Beechat has adopted the Reticulum networking protocol to ensure communication survivability in operational environments where traditional network assumptions break down.
Conventional architectures often fail because they assume stable paths, central coordination, and persistent connectivity. When links fragment or infrastructure is absent, protocols designed for stable environments struggle to converge. Reticulum has been engineered to address these challenges by prioritizing reliability under fragmentation and extreme bandwidth constraints.
A Cryptography-Native Stack
Reticulum is a self-contained, hardware-agnostic networking stack that operates independently of traditional IP infrastructure. It is an identity-based system where communication is anchored to cryptographic identities rather than static IP or MAC addresses. This allows nodes to remain reachable even as physical connectivity changes.

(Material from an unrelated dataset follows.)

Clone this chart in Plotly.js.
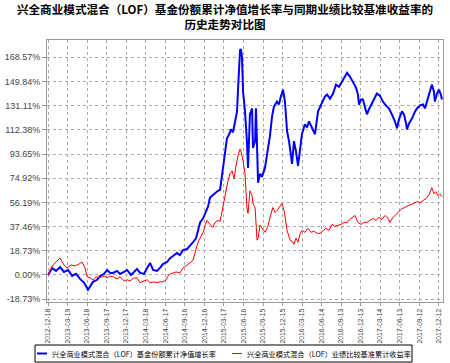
<!DOCTYPE html>
<html><head><meta charset="utf-8">
<script src="https://cdn.plot.ly/plotly-3.0.1.min.js"></script>
<style>html,body{margin:0;padding:0;background:#fff}#c{width:450px;height:363px}</style>
</head><body><div id="c"></div>
<script>
const titleText = "兴全商业模式混合（LOF）基金份额累计净值增长率与同期业绩比较基准收益率的<br>历史走势对比图";
const seriesNames = ["兴全商业模式混合（LOF）基金份额累计净值增长率", "兴全商业模式混合（LOF）业绩比较基准累计收益率"];
const seriesColors = ["#0000ff", "#ff0000"];
const seriesWidths = [2, 1];

const xTickLabels = ["2012-12-18","2013-03-19","2013-06-18","2013-09-17","2013-12-17","2014-03-18","2014-06-17","2014-09-16","2014-12-16","2015-03-17","2015-06-16","2015-09-15","2015-12-15","2016-03-15","2016-06-14","2016-09-13","2016-12-13","2017-03-14","2017-06-13","2017-09-12","2017-12-12"];
const yTickValues = [-18.73, 0, 18.73, 37.46, 56.19, 74.92, 93.65, 112.38, 131.11, 149.84, 168.57];

const fundDates = ["2012-12-18","2013-01-06","2013-01-24","2013-02-12","2013-03-02","2013-03-21","2013-04-09","2013-04-27","2013-05-16","2013-06-04","2013-06-22","2013-07-02","2013-07-15","2013-08-03","2013-08-17","2013-09-05","2013-09-19","2013-10-03","2013-10-17","2013-11-04","2013-11-18","2013-12-07","2013-12-21","2014-01-08","2014-01-22","2014-02-05","2014-02-19","2014-03-10","2014-03-24","2014-04-07","2014-04-21","2014-05-09","2014-05-23","2014-06-06","2014-06-25","2014-07-09","2014-07-23","2014-08-10","2014-08-24","2014-09-07","2014-09-26","2014-10-10","2014-10-24","2014-11-07","2014-11-16","2014-11-26","2014-12-10","2014-12-23","2015-01-02","2015-01-11","2015-01-25","2015-02-08","2015-02-17","2015-02-27","2015-03-08","2015-03-13","2015-03-22","2015-03-31","2015-04-10","2015-04-19","2015-04-28","2015-05-08","2015-05-17","2015-05-21","2015-05-26","2015-05-31","2015-06-04","2015-06-09","2015-06-14","2015-06-23","2015-07-02","2015-07-07","2015-07-16","2015-07-26","2015-07-30","2015-08-09","2015-08-13","2015-08-23","2015-09-01","2015-09-10","2015-09-24","2015-10-08","2015-10-17","2015-10-27","2015-11-05","2015-11-19","2015-11-28","2015-12-07","2015-12-17","2015-12-26","2016-01-05","2016-01-14","2016-01-19","2016-01-28","2016-02-06","2016-02-15","2016-02-25","2016-03-05","2016-03-14","2016-03-28","2016-04-07","2016-04-16","2016-04-30","2016-05-14","2016-05-28","2016-06-11","2016-06-20","2016-06-29","2016-07-09","2016-07-23","2016-08-06","2016-08-20","2016-09-03","2016-09-17","2016-10-01","2016-10-10","2016-10-24","2016-11-07","2016-11-21","2016-11-30","2016-12-05","2016-12-14","2016-12-23","2017-01-02","2017-01-11","2017-01-20","2017-02-03","2017-02-17","2017-02-26","2017-03-12","2017-03-26","2017-04-09","2017-04-23","2017-05-07","2017-05-21","2017-05-31","2017-06-09","2017-06-23","2017-07-02","2017-07-12","2017-07-16","2017-07-26","2017-08-09","2017-08-23","2017-09-01","2017-09-15","2017-09-29","2017-10-08","2017-10-22","2017-10-31","2017-11-09","2017-11-19","2017-11-23","2017-12-03","2017-12-12","2017-12-21","2017-12-26"];
const fundValues = [0,5.4,3.1,6.1,2.3,3.8,-0.8,0.8,-3.1,-6.1,-11.5,-8.4,-5.4,-3.8,-0.8,0.8,3.8,1.5,1.5,3.1,0.8,2.3,3.8,0,2.3,4.6,1.5,0.8,5.4,9.2,3.8,3.1,5.4,8.4,10.0,13.0,14.6,16.9,15.4,19.2,20.0,22.3,25.3,28.4,34.5,40.7,43.8,48.4,53.0,59.9,62.2,63.7,65.2,66.0,76.8,82.9,96.0,105.9,109.0,112.8,110.5,119.0,126.7,142.0,165.0,174.2,175.0,168.9,142.0,126.7,103.6,82.9,124.4,129.0,98.3,103.6,129.0,71.4,78.3,76.0,82.9,96.0,107.5,122.8,130.5,134.3,132.0,138.2,143.5,134.3,111.3,103.6,96.0,86.0,103.6,96.0,84.4,96.0,109.0,116.7,114.3,119.0,113.6,109.0,126.7,132.0,134.3,138.2,139.7,136.6,140.5,147.4,145.8,149.7,153.5,156.6,153.5,149.7,145.1,139.7,132.0,135.9,135.9,129.7,124.4,128.2,132.8,136.6,140.5,138.9,134.3,131.3,129.0,124.4,119.0,113.6,120.5,126.7,124.4,117.4,112.8,117.4,121.3,126.7,129.0,131.3,132.0,129.0,136.6,142.0,147.4,142.0,134.3,140.5,143.5,139.7,135.9];

const benchDates = ["2012-12-18","2013-01-06","2013-01-24","2013-02-12","2013-03-02","2013-03-16","2013-04-04","2013-04-23","2013-05-11","2013-05-25","2013-06-08","2013-06-18","2013-07-02","2013-07-15","2013-07-29","2013-08-17","2013-09-05","2013-09-19","2013-10-03","2013-10-17","2013-11-04","2013-11-18","2013-12-07","2013-12-21","2014-01-04","2014-01-22","2014-02-05","2014-02-19","2014-03-10","2014-03-24","2014-04-07","2014-04-25","2014-05-09","2014-05-23","2014-06-06","2014-06-20","2014-06-30","2014-07-09","2014-07-23","2014-08-06","2014-08-24","2014-09-07","2014-09-21","2014-10-05","2014-10-15","2014-10-24","2014-11-02","2014-11-12","2014-11-21","2014-11-30","2014-12-10","2014-12-19","2014-12-28","2015-01-07","2015-01-16","2015-01-25","2015-02-03","2015-02-17","2015-02-27","2015-03-08","2015-03-17","2015-03-27","2015-04-05","2015-04-14","2015-04-24","2015-05-03","2015-05-12","2015-05-21","2015-05-31","2015-06-04","2015-06-14","2015-06-23","2015-07-02","2015-07-07","2015-07-16","2015-07-26","2015-07-30","2015-08-09","2015-08-18","2015-08-23","2015-09-01","2015-09-10","2015-09-24","2015-10-08","2015-10-17","2015-10-31","2015-11-10","2015-11-19","2015-12-03","2015-12-12","2015-12-22","2015-12-31","2016-01-05","2016-01-19","2016-01-28","2016-02-06","2016-02-15","2016-02-25","2016-03-05","2016-03-14","2016-03-28","2016-04-11","2016-04-25","2016-05-09","2016-05-23","2016-06-06","2016-06-20","2016-07-04","2016-07-18","2016-08-01","2016-08-15","2016-08-29","2016-09-12","2016-09-26","2016-10-10","2016-10-24","2016-11-07","2016-11-16","2016-11-30","2016-12-14","2016-12-28","2017-01-11","2017-01-25","2017-02-08","2017-02-22","2017-03-08","2017-03-22","2017-04-05","2017-04-19","2017-04-28","2017-05-12","2017-05-26","2017-06-09","2017-06-23","2017-07-07","2017-07-21","2017-08-04","2017-08-18","2017-09-01","2017-09-15","2017-09-29","2017-10-13","2017-10-27","2017-11-05","2017-11-09","2017-11-19","2017-11-28","2017-12-07","2017-12-16","2017-12-26"];
const benchValues = [0,6.9,10.0,13.0,7.7,5.4,7.7,6.9,8.4,10.0,5.4,-1.5,-2.3,-3.8,-1.5,-2.3,-0.8,-2.3,-0.8,-1.5,-3.1,-1.5,-4.6,-3.8,-4.6,-2.3,-2.3,-6.1,-4.6,-3.8,-6.1,-5.4,-6.1,-5.4,-5.4,-3.8,-0.8,0.8,1.5,2.3,1.5,5.4,6.9,8.4,10.0,11.5,17.7,23.0,26.9,29.9,33.0,38.4,42.2,39.9,38.4,36.8,40.7,42.2,41.4,49.9,57.6,65.2,72.9,78.3,80.6,74.5,84.4,92.1,97.5,96.0,88.3,78.3,52.2,47.6,65.2,61.4,55.3,52.2,26.9,28.4,38.4,36.1,33.0,37.6,44.5,52.2,48.4,49.9,53.7,55.3,49.9,40.7,34.5,26.9,26.1,23.8,28.4,25.3,31.5,34.5,33.0,36.1,33.0,33.8,32.2,32.2,34.5,36.1,34.5,39.1,37.6,38.4,39.1,40.7,40.7,43.0,45.3,46.1,40.7,39.1,40.7,40.7,42.2,43.8,42.2,44.5,43.0,46.1,43.8,40.7,44.5,46.8,49.1,51.4,52.2,53.7,54.5,55.3,56.8,56.0,57.6,59.1,62.2,65.2,67.5,62.9,64.5,61.4,62.9,60.6];

const fmt = v => v.toFixed(2) + "%";

const W = 450, H = 363, M = {l: 47, r: 7, t: 40, b: 61};
const PW = W - M.l - M.r, PH = H - M.t - M.b;
const px = v => (v - M.l) / PW;        // page pixel -> paper x
const py = v => (H - M.b - v) / PH;     // page pixel -> paper y

const traces = [
  {x: fundDates, y: fundValues, name: seriesNames[0], type: "scatter", mode: "lines",
   line: {color: seriesColors[0], width: seriesWidths[0]}},
  {x: benchDates, y: benchValues, name: seriesNames[1], type: "scatter", mode: "lines",
   line: {color: seriesColors[1], width: seriesWidths[1]}}
];

// Legend box (drawn as layout decoration, in the bottom margin)
const legendY = 353.5, legendItems = [{x: 37, tx: 50}, {x: 232, tx: 245}];
const shapes = [
  {type: "rect", xref: "paper", yref: "paper", x0: px(35), x1: px(412), y0: py(345), y1: py(362),
   line: {color: "#000", width: 1}, fillcolor: "rgba(0,0,0,0)", layer: "above"}
];
const annotations = [];
legendItems.forEach((it, i) => {
  shapes.push({type: "line", xref: "paper", yref: "paper", x0: px(it.x), x1: px(it.x + 10),
               y0: py(legendY), y1: py(legendY), line: {color: seriesColors[i], width: seriesWidths[i]}});
  annotations.push({xref: "paper", yref: "paper", x: px(it.tx), y: py(legendY), xanchor: "left", yanchor: "middle",
                    text: seriesNames[i], showarrow: false,
                    font: {family: "Noto Sans CJK SC", size: 7.2, color: "#000"}});
});

const layout = {
  width: W, height: H,
  margin: {l: M.l, r: M.r, t: M.t, b: M.b, autoexpand: false},
  paper_bgcolor: "#fff", plot_bgcolor: "#fff",
  title: {text: titleText, x: 0.5, xanchor: "center", xref: "container",
          y: 0.962, yref: "container", yanchor: "top", pad: {t: 0},
          font: {family: "Noto Sans CJK SC", size: 11.6, color: "#000", weight: "bold"}},
  showlegend: false,
  shapes: shapes,
  annotations: annotations,
  xaxis: {type: "date", range: ["2012-12-13", "2017-12-31"],
          tickmode: "array", tickvals: xTickLabels, ticktext: xTickLabels,
          tickangle: -90, tickfont: {family: "Liberation Sans", size: 6.8, color: "#444"},
          showgrid: true, gridcolor: "#aaa", griddash: "dot", gridwidth: 1,
          showline: true, linecolor: "#999", linewidth: 1, mirror: true,
          ticks: "outside", ticklen: 3, tickcolor: "#999", zeroline: false, automargin: false},
  yaxis: {range: [-21, 182], tickmode: "array", tickvals: yTickValues, ticktext: yTickValues.map(fmt),
          tickfont: {family: "Liberation Sans", size: 9, color: "#444"},
          showgrid: true, gridcolor: "#aaa", griddash: "dot", gridwidth: 1,
          showline: true, linecolor: "#999", linewidth: 1, mirror: true,
          ticks: "outside", ticklen: 4, tickcolor: "#999", zeroline: false, automargin: false},
  hovermode: false
};

Plotly.newPlot("c", traces, layout, {displayModeBar: false, staticPlot: true});
</script>
</body></html>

The protocol is capable of operating over diverse transports, including LoRa, packet radio, WiFi, Ethernet, and serial links. It can also tunnel across the public internet using TCP or UDP when available. Notably, the system is designed to function over links as slow as 5 bits per second, reflecting a design philosophy where instability is treated as a normal condition.
Efficient Scaling and Routing
Unlike traditional mobile ad-hoc network protocols that degrade beyond 30 hops, Reticulum supports a default maximum of 128 hops. This is achieved through a compact state model.
- Routing state is constructed locally and incrementally.
- No single node is required to maintain a full map of the network.
- Path discovery is performed on demand through announces or Path Requests.
- Bandwidth caps and prioritization rules prevent the uncontrolled flooding common in other mesh systems.
Comparison with Traditional Protocols
The company notes that standard protocols like OLSR and BATMAN are fundamentally address-based and optimized for efficient IP routing under relatively stable conditions. These systems often require constant control traffic to synchronize topology, which can consume significant bandwidth.
In contrast, Reticulum provides end-to-end encryption by default and preserves initiator anonymity because packets do not carry source addresses. It incorporates delay-tolerant behavior, allowing messages to traverse the network as opportunities arise even during temporary partitions.
Operational Sovereignty
The choice to utilize this technology is rooted in a commitment to decentralization and operational sovereignty. “Reticulum aligns closely with these principles. Its resilience-first architecture matches the environments in which Beechat systems operate. Its transport-agnostic design allows support for multiple radios and bands without redesigning the network layer. Its open architecture ensures long-term viability without dependence on proprietary control.”
By utilizing Reticulum, the focus remains on hardware robustness and secure radio design while relying on a mature, decentralized foundation. “Rather than building a proprietary networking protocol, Beechat chose to build on Reticulum because it is grounded in these principles and proven across diverse deployments.”